Can you elaborate a bit on your business?

Why are you buying and selling to a single customer/supplier every day?

Every time you do a compensation between debits and credits that, under a strictly legal point, should be done in a written form, ie with a contract.

You make a journal entry every time you want to offset purchase invoice(s) against sales invoice(s) for the same customer/supplier. Note that you can combine multiple invoices of each type by entering more line items in the journal entry. The point is to settle one or more invoices without actually moving money. Of course, since the purchase and sales invoices are not likely to match exactly, you will either need to (a) carry forward the difference until the next invoice or (b) spend or receive a little money to make up the difference.

I’m not sure exactly what you mean, @Davide. The invoices satisfy any requirement for documentation. They are sufficient legal evidence of the obligations in either direction. And the journal entry is satisfactory evidence of how the offset was performed. You don’t need a separate written contract in order to offset one against the other. Or maybe that is what you meant?

By law, at least in Italy, you need a written authorization signed by the counterparts to do a compensation.

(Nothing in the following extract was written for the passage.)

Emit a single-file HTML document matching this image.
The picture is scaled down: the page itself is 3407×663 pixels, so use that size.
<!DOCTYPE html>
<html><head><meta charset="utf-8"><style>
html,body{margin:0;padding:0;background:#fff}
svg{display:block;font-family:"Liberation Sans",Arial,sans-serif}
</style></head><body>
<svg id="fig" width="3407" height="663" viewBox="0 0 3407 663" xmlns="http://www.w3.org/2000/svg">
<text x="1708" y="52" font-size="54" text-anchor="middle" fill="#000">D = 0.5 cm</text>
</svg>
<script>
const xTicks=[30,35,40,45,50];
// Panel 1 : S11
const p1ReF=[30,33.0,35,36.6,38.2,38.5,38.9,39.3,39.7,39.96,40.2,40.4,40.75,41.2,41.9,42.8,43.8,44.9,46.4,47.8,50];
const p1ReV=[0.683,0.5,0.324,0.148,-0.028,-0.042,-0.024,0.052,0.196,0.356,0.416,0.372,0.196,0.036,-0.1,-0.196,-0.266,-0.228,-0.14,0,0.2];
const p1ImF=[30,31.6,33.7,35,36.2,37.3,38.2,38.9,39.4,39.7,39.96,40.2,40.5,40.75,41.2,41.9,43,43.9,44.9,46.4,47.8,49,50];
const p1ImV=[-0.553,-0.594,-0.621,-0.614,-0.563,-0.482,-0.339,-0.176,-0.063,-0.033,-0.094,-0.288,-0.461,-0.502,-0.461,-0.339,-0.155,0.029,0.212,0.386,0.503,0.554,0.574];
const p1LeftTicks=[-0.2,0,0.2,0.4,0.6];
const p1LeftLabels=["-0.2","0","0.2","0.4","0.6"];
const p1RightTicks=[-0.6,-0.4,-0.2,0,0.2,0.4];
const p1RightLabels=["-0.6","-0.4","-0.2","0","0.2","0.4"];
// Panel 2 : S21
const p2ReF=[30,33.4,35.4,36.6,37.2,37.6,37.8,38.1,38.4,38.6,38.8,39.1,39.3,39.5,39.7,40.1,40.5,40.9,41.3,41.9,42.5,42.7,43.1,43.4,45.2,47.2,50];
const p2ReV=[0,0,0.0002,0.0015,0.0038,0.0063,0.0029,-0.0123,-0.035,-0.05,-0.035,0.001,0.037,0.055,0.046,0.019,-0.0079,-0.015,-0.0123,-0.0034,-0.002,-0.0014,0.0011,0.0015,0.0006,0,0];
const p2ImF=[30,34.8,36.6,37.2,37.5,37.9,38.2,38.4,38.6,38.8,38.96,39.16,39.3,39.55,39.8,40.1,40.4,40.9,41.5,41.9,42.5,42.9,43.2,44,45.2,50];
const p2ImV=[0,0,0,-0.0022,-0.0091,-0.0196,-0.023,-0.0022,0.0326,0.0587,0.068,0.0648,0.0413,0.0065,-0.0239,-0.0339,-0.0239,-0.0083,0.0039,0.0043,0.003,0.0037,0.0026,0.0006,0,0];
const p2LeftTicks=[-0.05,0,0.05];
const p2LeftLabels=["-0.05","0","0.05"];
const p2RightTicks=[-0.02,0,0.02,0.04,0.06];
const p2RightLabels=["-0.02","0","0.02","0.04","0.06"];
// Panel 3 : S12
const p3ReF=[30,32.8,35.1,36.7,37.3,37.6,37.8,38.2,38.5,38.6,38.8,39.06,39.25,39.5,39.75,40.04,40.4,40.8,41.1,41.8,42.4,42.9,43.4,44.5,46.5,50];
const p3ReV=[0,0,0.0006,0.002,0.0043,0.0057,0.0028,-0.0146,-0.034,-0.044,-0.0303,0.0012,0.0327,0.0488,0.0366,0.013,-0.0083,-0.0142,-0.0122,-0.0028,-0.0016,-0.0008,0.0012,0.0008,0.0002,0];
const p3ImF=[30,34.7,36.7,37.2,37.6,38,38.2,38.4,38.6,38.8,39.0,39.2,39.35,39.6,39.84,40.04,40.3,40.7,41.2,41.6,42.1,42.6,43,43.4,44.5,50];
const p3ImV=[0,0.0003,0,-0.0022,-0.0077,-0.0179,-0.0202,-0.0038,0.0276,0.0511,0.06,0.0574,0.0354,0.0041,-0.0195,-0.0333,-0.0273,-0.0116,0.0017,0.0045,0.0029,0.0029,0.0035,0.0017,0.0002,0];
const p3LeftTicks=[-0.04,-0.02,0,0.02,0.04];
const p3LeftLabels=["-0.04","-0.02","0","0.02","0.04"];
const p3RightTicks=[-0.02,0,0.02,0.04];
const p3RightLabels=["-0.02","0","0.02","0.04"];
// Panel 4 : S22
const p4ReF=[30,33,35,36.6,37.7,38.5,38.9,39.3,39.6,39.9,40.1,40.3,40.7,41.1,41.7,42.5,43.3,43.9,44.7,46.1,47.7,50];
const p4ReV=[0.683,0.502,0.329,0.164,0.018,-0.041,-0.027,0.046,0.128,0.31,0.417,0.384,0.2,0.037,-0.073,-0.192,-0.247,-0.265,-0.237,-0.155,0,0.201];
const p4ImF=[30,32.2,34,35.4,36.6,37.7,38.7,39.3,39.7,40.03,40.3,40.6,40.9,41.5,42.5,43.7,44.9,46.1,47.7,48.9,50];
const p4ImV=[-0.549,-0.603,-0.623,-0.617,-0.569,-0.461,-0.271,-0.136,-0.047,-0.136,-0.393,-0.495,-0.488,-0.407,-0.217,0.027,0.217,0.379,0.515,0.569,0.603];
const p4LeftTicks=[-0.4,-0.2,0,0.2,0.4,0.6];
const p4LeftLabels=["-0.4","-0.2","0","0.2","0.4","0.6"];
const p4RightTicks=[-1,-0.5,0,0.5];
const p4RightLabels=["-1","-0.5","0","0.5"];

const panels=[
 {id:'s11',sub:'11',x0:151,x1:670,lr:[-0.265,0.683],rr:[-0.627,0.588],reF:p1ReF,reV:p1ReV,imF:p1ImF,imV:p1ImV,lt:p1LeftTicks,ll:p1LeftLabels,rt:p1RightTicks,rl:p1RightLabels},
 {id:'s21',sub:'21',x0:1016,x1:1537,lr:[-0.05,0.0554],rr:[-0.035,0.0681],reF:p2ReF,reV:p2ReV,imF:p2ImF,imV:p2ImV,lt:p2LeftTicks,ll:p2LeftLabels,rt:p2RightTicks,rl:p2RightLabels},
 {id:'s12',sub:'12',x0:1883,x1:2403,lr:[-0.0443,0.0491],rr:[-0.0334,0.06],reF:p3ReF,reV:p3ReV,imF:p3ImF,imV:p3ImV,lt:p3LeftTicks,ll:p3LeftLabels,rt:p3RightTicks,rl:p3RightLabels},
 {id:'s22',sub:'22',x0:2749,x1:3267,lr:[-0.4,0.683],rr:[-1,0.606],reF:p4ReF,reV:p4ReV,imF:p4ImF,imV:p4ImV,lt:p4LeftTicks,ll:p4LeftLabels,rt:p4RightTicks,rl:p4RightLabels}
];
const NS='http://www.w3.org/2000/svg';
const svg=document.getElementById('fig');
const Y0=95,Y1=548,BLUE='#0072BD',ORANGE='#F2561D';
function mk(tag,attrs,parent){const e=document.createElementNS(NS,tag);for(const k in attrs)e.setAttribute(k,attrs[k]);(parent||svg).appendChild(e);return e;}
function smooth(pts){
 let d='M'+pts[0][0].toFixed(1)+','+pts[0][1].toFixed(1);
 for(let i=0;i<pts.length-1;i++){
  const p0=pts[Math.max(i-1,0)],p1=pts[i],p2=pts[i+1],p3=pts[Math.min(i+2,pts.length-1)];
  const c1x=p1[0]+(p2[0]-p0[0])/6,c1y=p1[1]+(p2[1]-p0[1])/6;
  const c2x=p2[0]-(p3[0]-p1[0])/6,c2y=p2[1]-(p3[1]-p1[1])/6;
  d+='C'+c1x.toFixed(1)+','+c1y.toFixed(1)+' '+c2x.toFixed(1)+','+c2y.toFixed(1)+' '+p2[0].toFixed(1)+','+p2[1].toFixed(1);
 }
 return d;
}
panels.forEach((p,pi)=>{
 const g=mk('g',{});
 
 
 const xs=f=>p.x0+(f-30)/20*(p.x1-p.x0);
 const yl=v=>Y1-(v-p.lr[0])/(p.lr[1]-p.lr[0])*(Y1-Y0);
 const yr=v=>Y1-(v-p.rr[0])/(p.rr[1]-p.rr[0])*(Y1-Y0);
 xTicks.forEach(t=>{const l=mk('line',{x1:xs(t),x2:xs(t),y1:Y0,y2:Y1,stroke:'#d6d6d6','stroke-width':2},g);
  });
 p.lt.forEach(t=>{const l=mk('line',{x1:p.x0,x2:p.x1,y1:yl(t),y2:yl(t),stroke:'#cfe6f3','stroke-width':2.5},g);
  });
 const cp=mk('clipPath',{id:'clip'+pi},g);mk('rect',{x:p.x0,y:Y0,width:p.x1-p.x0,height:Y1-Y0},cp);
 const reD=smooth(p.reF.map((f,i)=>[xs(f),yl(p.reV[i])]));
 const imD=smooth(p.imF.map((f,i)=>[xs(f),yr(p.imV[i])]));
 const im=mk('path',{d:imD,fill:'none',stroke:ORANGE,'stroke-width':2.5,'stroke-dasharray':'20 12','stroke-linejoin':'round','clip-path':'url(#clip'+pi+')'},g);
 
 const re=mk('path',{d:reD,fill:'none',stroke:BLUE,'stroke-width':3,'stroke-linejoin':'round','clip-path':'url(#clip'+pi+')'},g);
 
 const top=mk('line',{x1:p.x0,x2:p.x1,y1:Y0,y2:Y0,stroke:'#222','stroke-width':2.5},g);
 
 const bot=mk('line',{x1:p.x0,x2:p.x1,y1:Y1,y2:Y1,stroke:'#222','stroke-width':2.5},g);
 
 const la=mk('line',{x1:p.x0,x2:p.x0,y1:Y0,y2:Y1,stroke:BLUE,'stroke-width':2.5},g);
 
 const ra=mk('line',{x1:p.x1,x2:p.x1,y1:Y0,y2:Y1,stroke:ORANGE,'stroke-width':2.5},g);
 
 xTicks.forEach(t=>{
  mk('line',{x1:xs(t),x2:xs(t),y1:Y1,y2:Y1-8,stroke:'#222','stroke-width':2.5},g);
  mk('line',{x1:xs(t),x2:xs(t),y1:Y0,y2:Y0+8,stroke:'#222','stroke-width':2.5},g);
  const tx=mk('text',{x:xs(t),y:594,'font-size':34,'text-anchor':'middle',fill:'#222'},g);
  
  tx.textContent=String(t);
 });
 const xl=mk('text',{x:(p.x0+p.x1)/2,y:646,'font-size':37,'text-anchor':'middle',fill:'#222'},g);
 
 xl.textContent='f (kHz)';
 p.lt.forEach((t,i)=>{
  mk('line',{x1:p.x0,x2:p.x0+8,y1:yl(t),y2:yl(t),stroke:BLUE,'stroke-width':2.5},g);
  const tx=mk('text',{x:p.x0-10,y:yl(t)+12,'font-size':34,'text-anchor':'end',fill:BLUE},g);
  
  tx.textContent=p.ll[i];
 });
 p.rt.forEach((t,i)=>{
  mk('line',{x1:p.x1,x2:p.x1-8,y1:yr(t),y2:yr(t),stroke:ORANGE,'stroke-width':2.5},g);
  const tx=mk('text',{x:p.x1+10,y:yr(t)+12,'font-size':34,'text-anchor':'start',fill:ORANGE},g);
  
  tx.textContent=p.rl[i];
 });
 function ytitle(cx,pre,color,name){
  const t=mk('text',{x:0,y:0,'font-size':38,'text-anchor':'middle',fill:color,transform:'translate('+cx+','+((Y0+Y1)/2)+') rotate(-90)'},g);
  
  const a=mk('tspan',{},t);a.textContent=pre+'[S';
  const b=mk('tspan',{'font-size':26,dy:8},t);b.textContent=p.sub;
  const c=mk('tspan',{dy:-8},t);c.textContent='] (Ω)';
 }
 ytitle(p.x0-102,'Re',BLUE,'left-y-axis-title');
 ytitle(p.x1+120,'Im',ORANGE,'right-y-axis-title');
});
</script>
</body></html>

That’s interesting. Presumably you don’t need a written contract before paying an ordinary purchase invoice or receiving money against an ordinary sales invoice. So why do you need a separate contract before you can settle the composite accounts of a single entity. The parties have acknowledged validity of the claims in either direction by acceptance of the invoices and the resulting net payment (whichever way it goes).

There are not even any tax issues, because taxes were handled on the invoices themselves.

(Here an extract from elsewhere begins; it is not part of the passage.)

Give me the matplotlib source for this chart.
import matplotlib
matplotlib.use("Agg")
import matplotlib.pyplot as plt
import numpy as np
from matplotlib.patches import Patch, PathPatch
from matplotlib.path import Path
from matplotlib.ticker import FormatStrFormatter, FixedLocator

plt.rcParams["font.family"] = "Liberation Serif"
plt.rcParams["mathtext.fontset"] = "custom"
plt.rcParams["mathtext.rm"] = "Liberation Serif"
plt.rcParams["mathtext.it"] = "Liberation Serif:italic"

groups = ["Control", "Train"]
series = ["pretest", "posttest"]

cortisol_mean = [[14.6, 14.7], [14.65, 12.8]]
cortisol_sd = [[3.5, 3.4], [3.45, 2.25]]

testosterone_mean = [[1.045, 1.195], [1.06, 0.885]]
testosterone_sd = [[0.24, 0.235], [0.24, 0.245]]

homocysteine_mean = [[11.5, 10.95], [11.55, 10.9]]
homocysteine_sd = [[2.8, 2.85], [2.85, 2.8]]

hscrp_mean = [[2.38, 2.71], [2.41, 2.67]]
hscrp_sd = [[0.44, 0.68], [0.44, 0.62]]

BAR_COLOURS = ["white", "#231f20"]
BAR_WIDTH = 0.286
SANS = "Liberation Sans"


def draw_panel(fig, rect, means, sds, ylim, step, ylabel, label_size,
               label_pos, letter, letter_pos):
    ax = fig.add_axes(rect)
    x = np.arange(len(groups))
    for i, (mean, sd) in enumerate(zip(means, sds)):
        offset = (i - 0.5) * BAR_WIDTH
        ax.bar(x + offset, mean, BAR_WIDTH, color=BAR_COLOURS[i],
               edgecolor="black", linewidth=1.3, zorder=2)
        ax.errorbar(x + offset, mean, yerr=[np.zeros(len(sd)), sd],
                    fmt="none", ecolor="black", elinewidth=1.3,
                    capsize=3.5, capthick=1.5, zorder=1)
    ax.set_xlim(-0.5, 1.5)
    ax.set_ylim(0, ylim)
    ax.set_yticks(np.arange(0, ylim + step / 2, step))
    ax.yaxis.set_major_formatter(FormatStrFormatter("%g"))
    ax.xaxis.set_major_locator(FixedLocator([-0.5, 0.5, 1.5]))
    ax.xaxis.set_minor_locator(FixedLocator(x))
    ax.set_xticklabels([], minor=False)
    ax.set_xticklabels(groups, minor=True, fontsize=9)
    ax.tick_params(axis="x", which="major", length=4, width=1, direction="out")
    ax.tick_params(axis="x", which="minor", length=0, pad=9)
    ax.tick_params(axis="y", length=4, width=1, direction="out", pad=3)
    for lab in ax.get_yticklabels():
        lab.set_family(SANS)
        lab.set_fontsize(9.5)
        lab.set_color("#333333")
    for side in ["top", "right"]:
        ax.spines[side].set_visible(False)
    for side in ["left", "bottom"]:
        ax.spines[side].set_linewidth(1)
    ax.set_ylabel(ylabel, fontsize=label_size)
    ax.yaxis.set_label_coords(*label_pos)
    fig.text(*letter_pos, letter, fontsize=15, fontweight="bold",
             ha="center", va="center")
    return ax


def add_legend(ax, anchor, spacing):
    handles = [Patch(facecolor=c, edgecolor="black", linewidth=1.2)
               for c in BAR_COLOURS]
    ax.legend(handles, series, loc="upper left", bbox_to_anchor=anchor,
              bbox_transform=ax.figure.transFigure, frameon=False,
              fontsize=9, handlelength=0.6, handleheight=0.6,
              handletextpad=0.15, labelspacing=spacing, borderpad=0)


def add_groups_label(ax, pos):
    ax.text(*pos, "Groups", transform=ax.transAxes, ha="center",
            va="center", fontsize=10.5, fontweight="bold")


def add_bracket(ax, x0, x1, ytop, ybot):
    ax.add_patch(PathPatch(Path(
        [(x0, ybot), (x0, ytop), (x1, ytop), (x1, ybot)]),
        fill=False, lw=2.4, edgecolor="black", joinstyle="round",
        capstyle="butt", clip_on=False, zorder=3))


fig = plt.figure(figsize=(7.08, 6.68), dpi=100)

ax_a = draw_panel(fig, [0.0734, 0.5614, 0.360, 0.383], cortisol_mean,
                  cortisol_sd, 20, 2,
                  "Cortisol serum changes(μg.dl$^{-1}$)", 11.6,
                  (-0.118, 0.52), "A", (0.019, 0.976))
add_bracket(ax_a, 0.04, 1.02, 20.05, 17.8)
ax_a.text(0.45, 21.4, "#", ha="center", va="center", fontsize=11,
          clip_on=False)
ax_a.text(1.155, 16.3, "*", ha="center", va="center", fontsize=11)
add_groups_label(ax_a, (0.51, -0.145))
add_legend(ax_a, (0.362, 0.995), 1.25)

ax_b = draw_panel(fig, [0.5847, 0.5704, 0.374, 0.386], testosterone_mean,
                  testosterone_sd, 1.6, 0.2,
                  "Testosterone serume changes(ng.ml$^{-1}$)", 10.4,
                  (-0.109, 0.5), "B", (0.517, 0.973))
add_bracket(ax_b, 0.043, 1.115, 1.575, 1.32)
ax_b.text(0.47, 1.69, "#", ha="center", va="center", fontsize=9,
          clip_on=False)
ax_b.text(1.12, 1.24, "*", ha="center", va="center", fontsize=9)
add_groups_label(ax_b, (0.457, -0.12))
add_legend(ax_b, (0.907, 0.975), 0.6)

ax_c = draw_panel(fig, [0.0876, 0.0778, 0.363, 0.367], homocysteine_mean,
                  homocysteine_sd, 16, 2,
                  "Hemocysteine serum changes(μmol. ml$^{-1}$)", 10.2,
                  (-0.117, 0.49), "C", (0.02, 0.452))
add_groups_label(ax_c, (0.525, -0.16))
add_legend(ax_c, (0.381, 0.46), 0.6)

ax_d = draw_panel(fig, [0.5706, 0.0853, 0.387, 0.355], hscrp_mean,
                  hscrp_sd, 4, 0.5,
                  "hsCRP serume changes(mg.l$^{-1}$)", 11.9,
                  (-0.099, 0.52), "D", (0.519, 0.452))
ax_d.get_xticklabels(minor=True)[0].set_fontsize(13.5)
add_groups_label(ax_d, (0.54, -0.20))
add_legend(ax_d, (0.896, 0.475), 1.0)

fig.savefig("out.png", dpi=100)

He and I are importing and selling different stuff, we are in a mutual understanding to not import whichever other ones doing. So frequently I buy from him and he buys from me.

For example because one of the two can be subject to a revocation of the payment if the counterpart fails.

And also because, in absence of a cash flow and a written piece of paper, you can potentially have a difformity between the two balances that can bring you many problems with the tax authorities

Well, @Davide, if your local law requires a contract, by all means obtain whatever supporting documentation is necessary. But from an accounting perspective, Manager does not require one. The journal entry takes care of it all.

Of course. But we were talking about when to register the compensation in Manager. And the date in the two companies should be the same. And the only way to be sure is to have something written

Another way people do that would be to create a dummy cash netting account, record offsetting payment and receipt to that account.